I will also echo garysk and Zaarin's kudos: head-marking and polysynthetic languages are things I feel we don't see enough of round here! I will also second all the advice they have given, which is very good.
Secondly, I would like to direct you to the seminal work on NI:
Mithun's The Evolution of Noun Incorporation. This will be very informative and explain a lot of the points. I'm going to partly rely on this paper for some of my explanation, so I would seriously recommend reading through it before looking at the rest of my post.
Thirdly, I'd like to point out that possessors in polysynthetic/head-marking languages are almost always expressed with some form of marking on the possessed noun. Indeed, the only polysynthetic language I've seen which doesn't do that doesn't have noun-incorporation either, which makes it even less relevant to what I'm about to say. Thus "For my cat" would be expressed 1s-BEN-cat (if you have cases, more on that below).
OK, now for the long explanation. Let's look at the example you give. I'm going to change the subject of "bought" from 1st to 2nd person, for reasons which I will outline below.
2s-buy-PST-3pl toys 1s-BEN-cat "you bought toys for my cat"
We incorporate the direct object (in this case "toys") like so.
2s-toy-buy-PST 1s-BEN-cat
If your language has type-2 noun-incorporation (again see the paper linked to above), which I presume it what you're getting at, then that noun's possessor/some other oblique argument would be promoted to direct object position like so.
2s-toy-buy-PST-3s 1s-cat
Note that the noun "cat" has lost its case marking; that it has "gone". To get what you've been getting at below, you'd do the same again, giving:
2s-cat-toy-buy-PST-1s "You cat-toy-bought me"
(If we were to go with your given example with a 1st person subject, then that'd be something like 1s-cat-toy-buy-PST-REFL with a reflexive, which would mess it up slightly).
As to whether incoporation of multiple nouns is attested, then yes, it is definitely attested.

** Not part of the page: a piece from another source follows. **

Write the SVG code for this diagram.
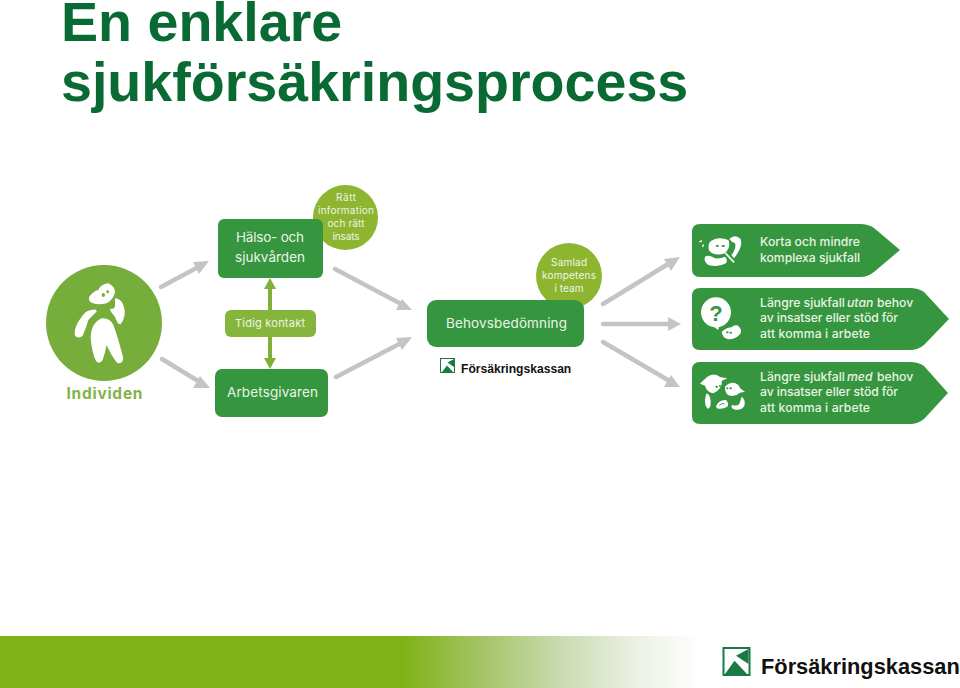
<svg xmlns="http://www.w3.org/2000/svg" width="960" height="688" viewBox="0 0 960 688">
<style>
.w{fill:#e9f3e4;font-size:12.200px;font-family:"Inter","Liberation Sans",sans-serif;font-weight:500}
.c{text-anchor:middle;fill:#eef5e6;font-size:10px;font-family:"Inter","Liberation Sans",sans-serif}
.b{fill:#eaf4e6;font-size:13.500px;font-family:"Inter","Liberation Sans",sans-serif}
.t{font-family:"Liberation Sans",Arial,sans-serif;font-weight:700;font-size:55.600px;fill:#0a6a33}
.g{fill:#36963f}.l{fill:#8db52f}.li{fill:#76ad3b}.f{fill:#fff}.e{fill:#76ad3b}
.a{stroke:#c4c4c4;stroke-width:4.500;fill:none;stroke-linecap:round}
.ah{fill:#c4c4c4}
.lg{font-family:"Liberation Sans",Arial,sans-serif;font-weight:700;fill:#111}
</style>
<defs>
<linearGradient id="bar" x1="0" x2="1" y1="0" y2="0">
<stop offset="0" stop-color="#7fb217"/><stop offset="0.42" stop-color="#7fb217"/><stop offset="0.5" stop-color="#a3c464"/><stop offset="0.58" stop-color="#c8d9ad"/><stop offset="0.66" stop-color="#eaf0e2"/><stop offset="0.73" stop-color="#fff"/><stop offset="1" stop-color="#fff"/>
</linearGradient>
</defs>
<g id="title"><text class="t" x="61" y="41">En enklare</text><text class="t" x="61" y="101">sjukförsäkringsprocess</text></g>
<rect id="footer-bar" x="0" y="636" width="960" height="52" fill="url(#bar)"/>
<g id="connectors">
<path class="a" d="M161 287L202 265"/><path class="ah" d="M209 261L193 262L199 274Z"/>
<path class="a" d="M162 359L203 384"/><path class="ah" d="M210 388L200 376L193 388Z"/>
<path class="a" d="M335 269L405 306"/><path class="ah" d="M412 310L402 299L396 310Z"/>
<path class="a" d="M336 377L405 341"/><path class="ah" d="M412 337L396 338L402 350Z"/>
<path class="a" d="M603 304L673 261"/><path class="ah" d="M680 257L664 259L671 271Z"/>
<path class="a" d="M603 324L672 324"/><path class="ah" d="M681 324L668 317L668 331Z"/>
<path class="a" d="M603 342L673 383"/><path class="ah" d="M680 387L671 375L664 387Z"/>
<path d="M270 285V311M270 336V362" stroke="#7fb13a" stroke-width="4" fill="none"/>
<path d="M270 278L264 289H276ZM270 369L264 358H276Z" fill="#7fb13a"/>
</g>
<g id="individen">
<circle class="li" cx="104" cy="323" r="58"/>
<g transform="translate(60 275) scale(.3333)">
<path class="f" d="M88 65Q100 48 115 45Q122 28 145 25Q165 35 165 50Q162 72 140 85Q110 92 92 82Q84 74 88 65Z"/>
<ellipse class="e" cx="130" cy="60" rx="5" ry="6"/><ellipse class="e" cx="143" cy="50" rx="4" ry="5"/>
<path class="f" d="M165 70Q182 70 190 90Q202 120 182 148Q172 148 165 125Q150 110 150 100Q158 105 165 95Z"/>
<path class="f" d="M108 104Q80 102 65 125Q42 155 44 178Q50 195 68 182Q78 160 85 135Q100 118 110 110Z"/>
<path class="f" d="M125 130Q150 128 160 150Q175 190 190 250Q188 268 172 264Q155 245 140 210Q135 235 128 255Q118 270 108 258Q96 235 92 190Q92 145 125 130Z"/>
</g>
<text x="104.500" y="399" text-anchor="middle" textLength="76" style="font-family:'Inter','Liberation Sans',sans-serif;font-weight:700;font-size:15.500px;fill:#84b24a">Individen</text>
</g>
<g id="ratt"><circle class="l" cx="345.500" cy="217.500" r="32.500"/><text class="c" x="346" y="201" textLength="20">Rätt</text><text class="c" x="346" y="214" textLength="56">information</text><text class="c" x="346" y="227" textLength="37">och rätt</text><text class="c" x="346" y="240" textLength="27">insats</text></g>
<g id="halso"><rect class="g" x="218" y="219" width="105" height="59" rx="6"/><text class="b" x="270" y="242" text-anchor="middle" textLength="68">Hälso- och</text><text class="b" x="270" y="262" text-anchor="middle" textLength="70">sjukvården</text></g>
<g id="tidig"><rect x="225" y="310" width="91" height="27" rx="6" fill="#85b53c"/><text x="270" y="327" text-anchor="middle" textLength="70" style="font-family:'Inter','Liberation Sans',sans-serif;font-size:11px;fill:#eef5e6">Tidig kontakt</text></g>
<g id="arbetsgivaren"><rect class="g" x="215" y="369" width="113" height="48" rx="7"/><text class="b" x="272.500" y="397" text-anchor="middle" textLength="91">Arbetsgivaren</text></g>
<g id="samlad"><circle class="l" cx="569" cy="276" r="33"/><text class="c" x="569" y="266" textLength="36">Samlad</text><text class="c" x="569" y="279" textLength="54">kompetens</text><text class="c" x="569" y="292" textLength="29">i team</text></g>
<g id="behov"><rect class="g" x="427" y="300" width="157" height="47" rx="9"/><text class="b" x="446" y="328" textLength="121">Behovsbedömning</text></g>
<g id="logo-small">
<rect x="440.500" y="358.500" width="14" height="14" fill="#fff" stroke="#1a7a45"/><path d="M454 359L447.500 362.500L454 367ZM442 372L447 365.500L453 372Z" fill="#1a7a45"/>
<text class="lg" x="461" y="373" font-size="12.100">Försäkringskassan</text>
</g>
<g id="korta">
<path class="g" d="M700 224H860Q868 224 874 228L900 250L874 272Q868 277 860 277H700Q692 277 692 269V232Q692 224 700 224Z"/>
<g transform="translate(690 225) scale(.3333)">
<path class="f" d="M60 50Q85 32 115 45Q124 65 105 85Q75 95 58 78Q52 62 60 50Z"/>
<ellipse class="g" cx="82" cy="63" rx="5" ry="3"/><ellipse class="g" cx="100" cy="63" rx="5" ry="3"/>
<path class="f" d="M45 95Q58 88 75 100Q92 102 105 95Q114 105 108 115Q85 128 55 120Q40 110 45 95Z"/>
<path class="f" d="M118 42Q135 25 152 42Q160 65 132 100L124 90Q140 72 135 55Q125 52 118 42Z"/>
<path d="M106 84L132 112" stroke="#fff" stroke-width="5"/>
<path d="M36 47L28 51M40 58L38 66" stroke="#fff" stroke-width="4"/>
</g>
<text class="w" x="760" y="246" textLength="100">Korta och mindre</text><text class="w" x="760" y="262" textLength="100">komplexa sjukfall</text>
</g>
<g id="utan">
<path class="g" d="M700 288H910Q918 288 924 292L949 319L924 345Q918 350 910 350H700Q692 350 692 342V296Q692 288 700 288Z"/>
<g transform="translate(690 290) scale(.3333)">
<circle class="f" cx="78" cy="67" r="45"/><path class="f" d="M55 100L85 120L88 105Z"/>
<path class="f" d="M95 125Q112 112 125 112Q130 104 142 106Q158 118 152 130Q140 148 115 148Q96 142 95 125Z"/>
<ellipse class="g" cx="112" cy="127" rx="4" ry="3"/><ellipse class="g" cx="122" cy="128" rx="4" ry="3"/>
</g>
<text x="716" y="321" text-anchor="middle" style="font-family:'Liberation Sans',sans-serif;font-weight:700;font-size:22px;fill:#36963f">?</text>
<text class="w" x="760" y="307">Längre sjukfall <tspan x="847" font-style="italic">utan</tspan> <tspan x="877">behov</tspan></text><text class="w" x="760" y="322" textLength="138">av insatser eller stöd för</text><text class="w" x="760" y="338" textLength="110">att komma i arbete</text>
</g>
<g id="med">
<path class="g" d="M700 362H910Q918 362 924 366L948 393L924 419Q918 424 910 424H700Q692 424 692 416V370Q692 362 700 362Z"/>
<g transform="translate(690 290) scale(.3333)">
<path class="f" d="M30 281Q44 268 50 262Q65 250 80 255Q90 260 92 262Q102 264 112 265L96 272Q96 298 70 310Q50 306 45 287Z"/>
<ellipse class="g" cx="80" cy="290" rx="4" ry="3"/><ellipse class="g" cx="90" cy="288" rx="3" ry="3"/>
<path class="f" d="M105 290Q125 270 145 285L152 296L165 305L150 308Q135 322 115 316Q104 306 105 290Z"/>
<ellipse class="g" cx="112" cy="295" rx="3" ry="3"/><ellipse class="g" cx="122" cy="295" rx="4" ry="3"/>
<path class="f" d="M50 310Q62 315 62 340Q62 356 52 356Q44 345 45 330Q46 318 50 310Z"/>
<path class="f" d="M78 348Q88 328 108 330Q118 340 112 350Q100 358 85 356Q78 354 78 348Z"/>
<path d="M88 346Q96 338 103 342" stroke="#36963f" stroke-width="3" fill="none"/>
<path class="f" d="M155 320Q168 330 163 348Q150 366 128 356Q122 350 126 344Q140 350 148 342Q152 330 155 320Z"/>
</g>
<text class="w" x="760" y="381">Längre sjukfall <tspan x="847" font-style="italic">med</tspan> <tspan x="877">behov</tspan></text><text class="w" x="760" y="396" textLength="138">av insatser eller stöd för</text><text class="w" x="760" y="412" textLength="110">att komma i arbete</text>
</g>
<g id="logo-footer">
<rect x="723.500" y="648" width="26" height="27" fill="#fff" stroke="#1a7a45" stroke-width="2"/><path d="M748.500 649L736 655.700L748.500 664ZM725 674L734.500 660.700L747 674Z" fill="#1a7a45"/>
<text class="lg" x="761" y="674" font-size="21.800">Försäkringskassan</text>
</g>
</svg>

when it comes to stranding, type-2 NI sorts this out by promoting some of the arguments. If you wanted to incorporate the noun "shoes" in "I bought red shoes", then you'd get something like "I shoe-bought those which are red". Note the relative-clause structure: in many polysynthetic languages, particularly in North America, adjectives are practically indistinguishable from verbs (I can't speak for those polysynthetic languages in Northern Australia where, like in the rest of Australia, adjectives are basically the same as nouns. they must do something similar, but I haven't got round to finding out what).
You mention applicatives. I see where you're coming from, and you can put them in if you want. You'd then get something like this.
2s-toy-buy-PST-BNAP 1s-cat
But the point with applicatives is to promote a prominent noun-phrase, so why you'd the want to then incorporated it I don't know. There must be languages out there which allow incorporation of applied objects, but I can't think of any. You'd probably end up with something like this.
2s-cat-toy-buy-PST-BNAP
If you were to allow this sort of thing, I'd probably reserve a special slot within your verb complex for oblique nouns.
On the other hand, this could be a valuable tool for allowing you to incorporate oblique nouns in a language which otherwise only incorporates direct objects.
If what you mean by the moving of case markers is the incorporation of
adpositions, then that is perfectly OK, and indeed is a very common occurrence in the history of the Na-Dené languages.
Now you don't need case markers or adpositions at all, really. There are quite a few languages out there which use verbs or nouns for the same purpose. These could possibly be stranded when the oblique noun is incorporated as well. An interesting possibility would be to permit verbal compounding as well (like serial verbs only in one verb). So "You bought toys for my cat" might be expressed thus:
2s-buy-give-PST toys 1s-cat
This is when unincorporated. Then when you incorporate the nouns you could have then before their respective verbs, like so:
2s-toy-buy-cat-give-PST-2s
(I am of course presuming you have a single, morphologically indivisible word for toy, which I doubt would be the case in a polysynthetic languege; you'd probably have a nominalised clause à la "that which is played with".)
Finally, if I was doing a polysynthetic language, I'd be tempted to express "you are filled with determination" with "determination fills you", which rather prevents incorporation (if you're going for naturalism at any rate".